Just wanted to chime in and confirm the slight mod on this approach works well.
I wanted to boot with dual NVMe drives, two SAMSUNG 980 M.2 2280 250GB. Have been doing some eval of TrueNAS 12, and was at a point to wipe and start over (again). So I did the following:
- Temporarily attached a 16 GB USB thumb drive
- Fresh install, and selected 3 drives for boot-pool: The 16 GB USB plus the two NVMe drives
- This created a 3-way mirror, but partition was limited to size of 16 GB USB drive
- After installed removed USB drive from pool
End up with proper UEFI boot, already built out mirror on NVMe for boot-pool.
Was now fighting with TrueNAS to setup dual 16 GB swap, one on each. Prior to then creating ZFS mirror vdev on remaining NVMe free space. But having issues because of course TrueNAS always wants to do it's own thing, and admitely I haven't yet figured enough of the "middle-ware" to successfully tame it. I did find this thread on scheduling a post init script to do swapon stuff:
FreeNAS by default will allocate 2GiB on each pool HD and use this as swap. Unfortunately, if a disk fails, your system may crash. If your boot devices is more reliable than a USB, and you have the space, it may be beneficial to relocate swap to...
www.truenas.com
If I recall, when I did install direct to dual mirrored NVMe, it automagically created swap and a 16 GB GELI device? Not sure if anyone has advice on how to recreate that after doing this workaround for boot-pool and usable zpool on dual NVMe / SSD. In such a way that it plays well with TrueNAS base config files, and is persistent between reboots, with out janky work arounds. Might be handy to have in the thread.

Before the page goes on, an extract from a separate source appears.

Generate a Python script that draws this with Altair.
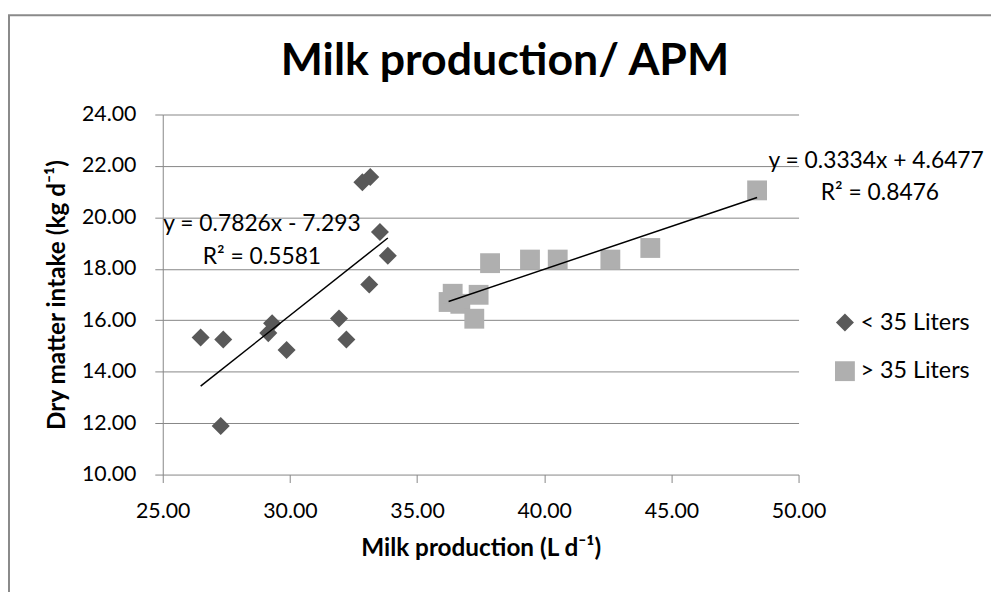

Given how much fighting it takes to get more advanced setup out of TrueNAS, not sure I will continue down this path. Only feedback I can give to any devs reading posts: More flexibility would be nice. Seems a large number of users would be more than capable of properly using advanced installs. Options for shared partitioning on boot devices. Ability to better control swap partitions. I see a lot of comments, threads such as this one, on how to hack your way around not only built-in, but practically forced limitations. Food for thought.